---------- Dataset content ----------

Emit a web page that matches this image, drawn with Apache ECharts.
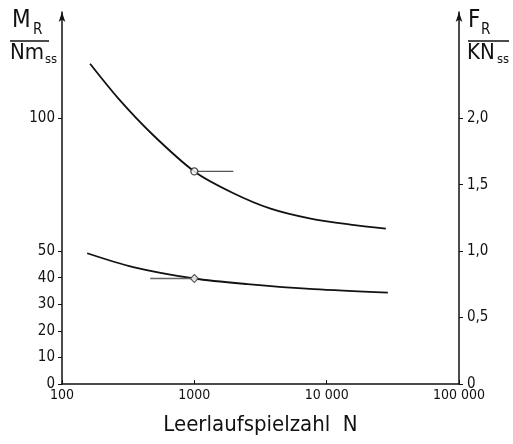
<!DOCTYPE html>
<html><head><meta charset="utf-8">
<script src="https://cdn.jsdelivr.net/npm/echarts@6/dist/echarts.min.js"></script>
<style>html,body{margin:0;padding:0;background:#fff}#c{width:513px;height:444px}</style>
</head><body><div id="c"></div>
<script>
// Upper curve: F_R (right axis, kN_ss) vs N
const nUpper = [163, 266, 481, 1000, 1940, 3770, 7570, 15100, 28000];
const fUpper = [2.41, 2.15, 1.88, 1.60, 1.44, 1.32, 1.245, 1.20, 1.17];
// Lower curve: M_R (left axis, Nm_ss) vs N
const nLower = [155, 345, 1000, 2520, 7980, 29000];
const mLower = [49.2, 44.0, 39.7, 37.6, 35.7, 34.4];
// Marked measurement points with horizontal pointer lines
const upperMark = [1000, 1.60];
const upperPointer = [[1000, 1.60], [1970, 1.60]];
const lowerMark = [1000, 39.7];
const lowerPointer = [[464, 39.7], [1000, 39.7]];
// Tick labels
const xTicks = [100, 1000, 10000, 100000];
const xTickLabels = {100: '100', 1000: '1000', 10000: '10 000', 100000: '100 000'};
const leftTicks = [0, 10, 20, 30, 40, 50, 100];
const rightTicks = [0, 0.5, 1.0, 1.5, 2.0];
const rightTickLabels = ['0', '0,5', '1,0', '1,5', '2,0'];

const FONT = "'Liberation Sans Narrow','DejaVu Sans Condensed','Roboto Condensed','Open Sans',sans-serif";
const chart = echarts.init(document.getElementById('c'), null, {renderer: 'canvas'});
const pair = (a, b) => a.map((v, i) => [v, b[i]]);

chart.setOption({
  backgroundColor: '#fff',
  animation: false,
  grid: {left: 62, right: 54, top: 12, bottom: 60},
  xAxis: {
    type: 'log', logBase: 10, min: 100, max: 100000,
    axisLine: {lineStyle: {color: '#111', width: 1.5}},
    axisTick: {inside: true, length: 4, lineStyle: {color: '#111'}},
    splitLine: {show: false}, minorTick: {show: false},
    axisLabel: {color: '#111', fontSize: 14, fontFamily: FONT, margin: 4,
      formatter: v => xTickLabels[Math.round(v)] || ''},
    name: 'Leerlaufspielzahl  N', nameLocation: 'middle', nameGap: 30,
    nameTextStyle: {color: '#111', fontSize: 22, fontFamily: FONT}
  },
  yAxis: [{
    type: 'value', min: 0, max: 140, position: 'left',
    axisLine: {show: true, symbol: ['none', 'arrow'], symbolSize: [5, 10], lineStyle: {color: '#111', width: 1.5}},
    axisTick: {show: true, length: 4, customValues: leftTicks, lineStyle: {color: '#111'}},
    axisLabel: {customValues: leftTicks, color: '#111', fontSize: 15, fontFamily: FONT, margin: 7},
    splitLine: {show: false}
  }, {
    type: 'value', min: 0, max: 2.8, position: 'right',
    axisLine: {show: true, symbol: ['none', 'arrow'], symbolSize: [5, 10], lineStyle: {color: '#111', width: 1.5}},
    axisTick: {show: true, length: 4, customValues: rightTicks, lineStyle: {color: '#111'}},
    axisLabel: {customValues: rightTicks, color: '#111', fontSize: 15, fontFamily: FONT, margin: 8,
      formatter: v => rightTickLabels[rightTicks.indexOf(Math.round(v * 10) / 10)] ?? ''},
    splitLine: {show: false}
  }],
  series: [
    {type: 'line', yAxisIndex: 1, data: pair(nUpper, fUpper), smooth: 0.3, showSymbol: false,
      lineStyle: {color: '#111', width: 1.8}, z: 2},
    {type: 'line', yAxisIndex: 0, data: pair(nLower, mLower), smooth: 0.3, showSymbol: false,
      lineStyle: {color: '#111', width: 1.8}, z: 2},
    {type: 'line', yAxisIndex: 1, data: upperPointer, showSymbol: false,
      lineStyle: {color: '#555', width: 1.3}, z: 3},
    {type: 'line', yAxisIndex: 0, data: lowerPointer, showSymbol: false,
      lineStyle: {color: '#666', width: 1.3}, z: 3},
    {type: 'scatter', yAxisIndex: 1, data: [upperMark], symbol: 'circle', symbolSize: 7,
      itemStyle: {color: '#fff', borderColor: '#222', borderWidth: 1.3}, z: 5},
    {type: 'scatter', yAxisIndex: 0, data: [lowerMark], symbol: 'diamond', symbolSize: 8,
      itemStyle: {color: '#fff', borderColor: '#333', borderWidth: 1.2}, z: 5}
  ],
  graphic: [
    {type: 'text', left: 12, top: 9, style: {text: 'M', fontSize: 24, fontFamily: FONT, fill: '#111'}},
    {type: 'text', left: 33, top: 23, style: {text: 'R', fontSize: 15, fontFamily: FONT, fill: '#111'}},
    {type: 'line', shape: {x1: 10, y1: 41, x2: 49, y2: 41}, style: {stroke: '#111', lineWidth: 1.5}},
    {type: 'text', left: 10, top: 42, style: {text: 'Nm', fontSize: 22, fontFamily: FONT, fill: '#111'}},
    {type: 'text', left: 45, top: 53, style: {text: 'ss', fontSize: 13, fontFamily: FONT, fill: '#111'}},
    {type: 'text', left: 468, top: 9, style: {text: 'F', fontSize: 24, fontFamily: FONT, fill: '#111'}},
    {type: 'text', left: 481, top: 23, style: {text: 'R', fontSize: 15, fontFamily: FONT, fill: '#111'}},
    {type: 'line', shape: {x1: 468, y1: 41, x2: 509, y2: 41}, style: {stroke: '#111', lineWidth: 1.5}},
    {type: 'text', left: 467, top: 42, style: {text: 'KN', fontSize: 22, fontFamily: FONT, fill: '#111'}},
    {type: 'text', left: 497, top: 53, style: {text: 'ss', fontSize: 13, fontFamily: FONT, fill: '#111'}}
  ]
});
</script></body></html>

----------

Goal |
Restate only the lines running from the start of the material above through the line containing "const pair = (a, b)", ends included. No pictures.

Reply |
Emit a web page that matches this image, drawn with Apache ECharts.
<!DOCTYPE html>
<html><head><meta charset="utf-8">
<script src="https://cdn.jsdelivr.net/npm/echarts@6/dist/echarts.min.js"></script>
<style>html,body{margin:0;padding:0;background:#fff}#c{width:513px;height:444px}</style>
</head><body><div id="c"></div>
<script>
// Upper curve: F_R (right axis, kN_ss) vs N
const nUpper = [163, 266, 481, 1000, 1940, 3770, 7570, 15100, 28000];
const fUpper = [2.41, 2.15, 1.88, 1.60, 1.44, 1.32, 1.245, 1.20, 1.17];
// Lower curve: M_R (left axis, Nm_ss) vs N
const nLower = [155, 345, 1000, 2520, 7980, 29000];
const mLower = [49.2, 44.0, 39.7, 37.6, 35.7, 34.4];
// Marked measurement points with horizontal pointer lines
const upperMark = [1000, 1.60];
const upperPointer = [[1000, 1.60], [1970, 1.60]];
const lowerMark = [1000, 39.7];
const lowerPointer = [[464, 39.7], [1000, 39.7]];
// Tick labels
const xTicks = [100, 1000, 10000, 100000];
const xTickLabels = {100: '100', 1000: '1000', 10000: '10 000', 100000: '100 000'};
const leftTicks = [0, 10, 20, 30, 40, 50, 100];
const rightTicks = [0, 0.5, 1.0, 1.5, 2.0];
const rightTickLabels = ['0', '0,5', '1,0', '1,5', '2,0'];

const FONT = "'Liberation Sans Narrow','DejaVu Sans Condensed','Roboto Condensed','Open Sans',sans-serif";
const chart = echarts.init(document.getElementById('c'), null, {renderer: 'canvas'});
const pair = (a, b) => a.map((v, i) => [v, b[i]]);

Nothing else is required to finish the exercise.